:: Records supplied ::

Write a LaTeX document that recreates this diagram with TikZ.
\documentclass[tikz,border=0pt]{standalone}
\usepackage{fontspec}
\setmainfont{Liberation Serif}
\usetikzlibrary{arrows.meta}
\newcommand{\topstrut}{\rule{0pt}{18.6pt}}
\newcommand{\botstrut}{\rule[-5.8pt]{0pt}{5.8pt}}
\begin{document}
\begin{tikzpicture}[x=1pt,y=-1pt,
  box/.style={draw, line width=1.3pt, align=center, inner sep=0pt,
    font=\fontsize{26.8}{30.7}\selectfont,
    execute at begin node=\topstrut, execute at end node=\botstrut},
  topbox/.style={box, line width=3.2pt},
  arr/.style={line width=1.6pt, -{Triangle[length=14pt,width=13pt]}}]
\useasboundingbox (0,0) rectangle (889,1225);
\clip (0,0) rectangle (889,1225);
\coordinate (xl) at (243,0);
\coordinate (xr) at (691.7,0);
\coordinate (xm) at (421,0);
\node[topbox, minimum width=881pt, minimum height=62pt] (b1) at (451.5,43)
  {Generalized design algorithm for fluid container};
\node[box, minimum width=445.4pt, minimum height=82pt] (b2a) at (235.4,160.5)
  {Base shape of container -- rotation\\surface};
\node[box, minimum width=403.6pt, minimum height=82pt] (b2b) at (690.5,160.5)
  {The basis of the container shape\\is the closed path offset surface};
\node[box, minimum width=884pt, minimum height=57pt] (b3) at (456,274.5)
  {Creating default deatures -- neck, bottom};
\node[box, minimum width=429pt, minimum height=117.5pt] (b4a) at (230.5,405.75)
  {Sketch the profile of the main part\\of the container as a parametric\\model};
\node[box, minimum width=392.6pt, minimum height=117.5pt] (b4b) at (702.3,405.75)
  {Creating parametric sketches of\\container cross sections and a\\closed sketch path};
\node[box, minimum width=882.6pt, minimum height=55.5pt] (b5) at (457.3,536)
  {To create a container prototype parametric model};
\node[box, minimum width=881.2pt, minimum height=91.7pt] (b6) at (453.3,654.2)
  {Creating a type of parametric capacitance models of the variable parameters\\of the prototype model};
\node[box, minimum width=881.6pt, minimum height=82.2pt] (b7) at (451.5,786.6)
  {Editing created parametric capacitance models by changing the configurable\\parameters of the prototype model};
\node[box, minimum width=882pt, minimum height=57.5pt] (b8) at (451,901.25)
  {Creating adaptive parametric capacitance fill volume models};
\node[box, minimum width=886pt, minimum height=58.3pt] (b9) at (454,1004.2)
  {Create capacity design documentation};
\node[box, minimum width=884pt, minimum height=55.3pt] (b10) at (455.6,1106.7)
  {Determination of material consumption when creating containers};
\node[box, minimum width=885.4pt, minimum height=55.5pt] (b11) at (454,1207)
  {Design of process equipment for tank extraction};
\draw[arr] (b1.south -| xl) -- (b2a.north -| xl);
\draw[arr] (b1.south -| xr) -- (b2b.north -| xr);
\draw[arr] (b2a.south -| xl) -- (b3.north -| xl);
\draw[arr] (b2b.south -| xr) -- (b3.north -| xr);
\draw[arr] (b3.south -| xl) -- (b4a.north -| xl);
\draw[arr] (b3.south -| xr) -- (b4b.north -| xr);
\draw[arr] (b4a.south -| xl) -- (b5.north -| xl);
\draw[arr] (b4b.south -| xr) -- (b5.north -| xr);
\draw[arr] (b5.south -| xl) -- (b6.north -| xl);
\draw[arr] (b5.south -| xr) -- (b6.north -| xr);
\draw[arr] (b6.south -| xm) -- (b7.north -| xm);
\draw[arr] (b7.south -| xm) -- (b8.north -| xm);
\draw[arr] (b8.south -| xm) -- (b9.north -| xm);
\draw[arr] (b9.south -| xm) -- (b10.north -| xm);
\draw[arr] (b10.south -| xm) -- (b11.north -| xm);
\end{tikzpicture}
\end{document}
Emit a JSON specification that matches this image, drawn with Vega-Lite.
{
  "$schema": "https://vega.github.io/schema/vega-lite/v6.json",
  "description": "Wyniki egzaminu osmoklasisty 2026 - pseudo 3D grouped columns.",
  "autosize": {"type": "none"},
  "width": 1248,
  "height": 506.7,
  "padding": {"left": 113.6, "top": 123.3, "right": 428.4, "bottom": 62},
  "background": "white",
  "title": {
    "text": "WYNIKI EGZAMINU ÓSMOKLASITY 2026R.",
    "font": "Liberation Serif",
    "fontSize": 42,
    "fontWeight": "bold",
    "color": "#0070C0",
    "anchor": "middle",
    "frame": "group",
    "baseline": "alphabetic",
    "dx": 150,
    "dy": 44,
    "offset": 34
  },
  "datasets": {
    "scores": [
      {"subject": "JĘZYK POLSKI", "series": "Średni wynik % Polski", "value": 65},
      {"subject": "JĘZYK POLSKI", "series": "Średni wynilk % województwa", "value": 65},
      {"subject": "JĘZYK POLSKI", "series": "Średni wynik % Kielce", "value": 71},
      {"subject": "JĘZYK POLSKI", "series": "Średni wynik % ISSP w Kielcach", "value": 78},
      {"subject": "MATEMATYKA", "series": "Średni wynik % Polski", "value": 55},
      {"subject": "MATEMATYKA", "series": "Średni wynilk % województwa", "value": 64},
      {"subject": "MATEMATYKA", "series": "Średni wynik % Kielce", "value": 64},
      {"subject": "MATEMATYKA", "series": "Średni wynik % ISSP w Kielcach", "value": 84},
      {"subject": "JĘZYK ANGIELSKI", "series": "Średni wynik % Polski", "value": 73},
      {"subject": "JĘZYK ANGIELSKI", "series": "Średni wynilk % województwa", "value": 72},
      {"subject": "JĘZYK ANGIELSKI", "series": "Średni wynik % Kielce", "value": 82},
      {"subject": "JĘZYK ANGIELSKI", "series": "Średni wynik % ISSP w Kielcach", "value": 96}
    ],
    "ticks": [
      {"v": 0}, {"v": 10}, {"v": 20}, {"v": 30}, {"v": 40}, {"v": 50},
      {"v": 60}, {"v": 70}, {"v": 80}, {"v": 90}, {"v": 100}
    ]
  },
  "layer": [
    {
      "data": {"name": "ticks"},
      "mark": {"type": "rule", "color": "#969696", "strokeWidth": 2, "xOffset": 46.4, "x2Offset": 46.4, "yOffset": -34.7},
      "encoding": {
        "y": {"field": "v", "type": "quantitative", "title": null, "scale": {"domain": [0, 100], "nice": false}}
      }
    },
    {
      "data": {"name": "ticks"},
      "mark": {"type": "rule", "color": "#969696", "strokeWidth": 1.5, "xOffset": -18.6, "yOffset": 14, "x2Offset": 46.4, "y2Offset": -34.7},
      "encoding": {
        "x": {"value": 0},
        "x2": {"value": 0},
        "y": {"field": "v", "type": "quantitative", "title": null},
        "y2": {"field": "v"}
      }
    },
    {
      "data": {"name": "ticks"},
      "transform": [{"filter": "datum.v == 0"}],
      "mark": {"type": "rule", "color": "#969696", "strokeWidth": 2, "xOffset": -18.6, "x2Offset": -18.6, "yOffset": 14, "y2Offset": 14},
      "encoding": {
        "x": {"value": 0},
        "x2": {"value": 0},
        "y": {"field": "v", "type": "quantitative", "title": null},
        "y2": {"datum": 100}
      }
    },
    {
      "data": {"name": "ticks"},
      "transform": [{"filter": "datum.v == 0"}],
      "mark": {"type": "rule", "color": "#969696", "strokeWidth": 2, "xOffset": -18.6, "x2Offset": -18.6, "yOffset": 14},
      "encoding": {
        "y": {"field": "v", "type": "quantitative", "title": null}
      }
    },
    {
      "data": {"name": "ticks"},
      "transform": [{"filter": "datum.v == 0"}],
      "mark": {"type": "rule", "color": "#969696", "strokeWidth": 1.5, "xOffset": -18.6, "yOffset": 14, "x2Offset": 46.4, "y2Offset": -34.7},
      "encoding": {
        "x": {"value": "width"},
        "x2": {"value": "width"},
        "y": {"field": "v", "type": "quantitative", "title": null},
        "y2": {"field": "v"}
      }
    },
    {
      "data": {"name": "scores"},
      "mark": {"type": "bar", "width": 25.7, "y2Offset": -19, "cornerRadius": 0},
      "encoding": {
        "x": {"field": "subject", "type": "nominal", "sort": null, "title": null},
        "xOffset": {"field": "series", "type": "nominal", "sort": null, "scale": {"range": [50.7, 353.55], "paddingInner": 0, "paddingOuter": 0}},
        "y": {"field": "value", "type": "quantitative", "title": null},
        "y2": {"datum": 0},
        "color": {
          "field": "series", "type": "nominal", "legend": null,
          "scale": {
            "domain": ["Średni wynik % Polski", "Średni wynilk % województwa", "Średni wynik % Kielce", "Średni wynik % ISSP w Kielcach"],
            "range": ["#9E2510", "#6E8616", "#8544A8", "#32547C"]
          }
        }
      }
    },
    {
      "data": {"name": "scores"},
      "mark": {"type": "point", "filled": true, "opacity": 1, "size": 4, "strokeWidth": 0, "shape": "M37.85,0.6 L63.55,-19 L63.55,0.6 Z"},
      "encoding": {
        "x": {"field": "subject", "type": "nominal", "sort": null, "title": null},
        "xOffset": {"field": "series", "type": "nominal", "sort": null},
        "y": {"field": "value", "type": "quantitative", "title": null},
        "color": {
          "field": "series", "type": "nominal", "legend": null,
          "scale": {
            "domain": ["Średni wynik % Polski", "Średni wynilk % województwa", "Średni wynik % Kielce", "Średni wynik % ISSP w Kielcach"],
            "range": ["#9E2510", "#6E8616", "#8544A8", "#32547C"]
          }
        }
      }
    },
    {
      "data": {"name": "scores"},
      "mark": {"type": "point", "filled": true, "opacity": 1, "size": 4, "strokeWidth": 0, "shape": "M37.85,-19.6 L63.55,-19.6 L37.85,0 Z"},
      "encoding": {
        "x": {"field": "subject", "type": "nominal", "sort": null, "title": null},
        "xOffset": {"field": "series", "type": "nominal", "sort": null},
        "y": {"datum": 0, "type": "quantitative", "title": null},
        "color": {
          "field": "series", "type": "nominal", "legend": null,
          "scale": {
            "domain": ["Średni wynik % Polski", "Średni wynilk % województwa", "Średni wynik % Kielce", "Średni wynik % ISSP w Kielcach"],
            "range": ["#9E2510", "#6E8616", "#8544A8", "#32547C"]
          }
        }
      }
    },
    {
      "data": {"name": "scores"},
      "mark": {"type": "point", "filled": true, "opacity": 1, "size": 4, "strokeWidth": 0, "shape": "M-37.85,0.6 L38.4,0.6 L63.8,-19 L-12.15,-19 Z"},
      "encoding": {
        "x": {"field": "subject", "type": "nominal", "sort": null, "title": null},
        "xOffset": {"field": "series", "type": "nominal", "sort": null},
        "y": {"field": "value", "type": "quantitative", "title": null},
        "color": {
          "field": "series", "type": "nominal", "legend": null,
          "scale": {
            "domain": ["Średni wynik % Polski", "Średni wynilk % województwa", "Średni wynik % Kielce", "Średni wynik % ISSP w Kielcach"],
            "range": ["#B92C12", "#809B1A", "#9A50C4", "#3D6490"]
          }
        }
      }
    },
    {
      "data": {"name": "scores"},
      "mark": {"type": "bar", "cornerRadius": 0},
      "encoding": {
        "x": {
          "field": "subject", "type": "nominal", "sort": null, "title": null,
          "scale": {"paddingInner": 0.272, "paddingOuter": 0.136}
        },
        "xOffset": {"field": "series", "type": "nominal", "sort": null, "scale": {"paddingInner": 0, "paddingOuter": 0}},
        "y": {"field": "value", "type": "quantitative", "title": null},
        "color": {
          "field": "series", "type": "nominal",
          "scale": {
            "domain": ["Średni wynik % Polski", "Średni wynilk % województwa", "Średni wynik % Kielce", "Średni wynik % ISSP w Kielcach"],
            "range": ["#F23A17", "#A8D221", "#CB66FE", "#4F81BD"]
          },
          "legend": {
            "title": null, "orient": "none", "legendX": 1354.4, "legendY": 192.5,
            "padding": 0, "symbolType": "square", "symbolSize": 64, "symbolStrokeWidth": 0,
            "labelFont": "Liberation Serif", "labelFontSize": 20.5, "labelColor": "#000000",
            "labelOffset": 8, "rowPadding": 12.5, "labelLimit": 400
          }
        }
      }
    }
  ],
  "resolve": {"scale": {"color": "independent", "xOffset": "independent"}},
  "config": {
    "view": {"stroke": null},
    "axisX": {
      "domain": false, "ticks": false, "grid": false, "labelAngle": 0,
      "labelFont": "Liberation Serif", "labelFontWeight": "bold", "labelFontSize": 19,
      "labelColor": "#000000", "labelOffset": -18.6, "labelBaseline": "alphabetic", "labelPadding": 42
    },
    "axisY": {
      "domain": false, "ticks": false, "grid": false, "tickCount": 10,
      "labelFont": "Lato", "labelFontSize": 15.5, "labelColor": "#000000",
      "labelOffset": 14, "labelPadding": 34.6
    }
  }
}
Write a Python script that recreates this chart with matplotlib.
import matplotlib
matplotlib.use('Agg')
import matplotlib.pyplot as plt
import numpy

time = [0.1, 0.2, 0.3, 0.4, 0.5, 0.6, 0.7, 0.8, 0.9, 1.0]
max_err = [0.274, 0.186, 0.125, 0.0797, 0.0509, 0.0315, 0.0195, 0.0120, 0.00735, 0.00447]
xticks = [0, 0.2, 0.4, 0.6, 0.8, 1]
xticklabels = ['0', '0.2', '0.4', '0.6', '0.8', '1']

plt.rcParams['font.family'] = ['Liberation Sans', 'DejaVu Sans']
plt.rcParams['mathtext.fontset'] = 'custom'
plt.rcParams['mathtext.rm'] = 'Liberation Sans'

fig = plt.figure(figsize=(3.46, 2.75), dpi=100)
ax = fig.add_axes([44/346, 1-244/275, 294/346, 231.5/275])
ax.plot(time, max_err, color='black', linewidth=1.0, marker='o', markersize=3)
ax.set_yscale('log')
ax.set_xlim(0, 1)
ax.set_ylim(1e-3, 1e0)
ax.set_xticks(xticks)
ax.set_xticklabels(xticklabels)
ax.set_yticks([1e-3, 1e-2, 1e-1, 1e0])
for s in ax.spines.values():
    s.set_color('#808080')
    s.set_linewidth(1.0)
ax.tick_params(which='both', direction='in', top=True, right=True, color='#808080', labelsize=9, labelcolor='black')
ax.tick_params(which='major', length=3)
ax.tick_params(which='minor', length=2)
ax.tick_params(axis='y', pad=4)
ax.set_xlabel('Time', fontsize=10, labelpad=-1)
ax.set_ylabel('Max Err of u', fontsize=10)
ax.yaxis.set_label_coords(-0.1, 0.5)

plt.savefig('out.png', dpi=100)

:::

What the exercise asks — Above are the records; from them, give again exactly the lines from the one containing "Write a Python" through the one containing "plt.rcParams['mathtext.rm'] = 'Liberation", both included.

Result of this task —
Write a Python script that recreates this chart with matplotlib.
import matplotlib
matplotlib.use('Agg')
import matplotlib.pyplot as plt
import numpy

time = [0.1, 0.2, 0.3, 0.4, 0.5, 0.6, 0.7, 0.8, 0.9, 1.0]
max_err = [0.274, 0.186, 0.125, 0.0797, 0.0509, 0.0315, 0.0195, 0.0120, 0.00735, 0.00447]
xticks = [0, 0.2, 0.4, 0.6, 0.8, 1]
xticklabels = ['0', '0.2', '0.4', '0.6', '0.8', '1']

plt.rcParams['font.family'] = ['Liberation Sans', 'DejaVu Sans']
plt.rcParams['mathtext.fontset'] = 'custom'
plt.rcParams['mathtext.rm'] = 'Liberation Sans'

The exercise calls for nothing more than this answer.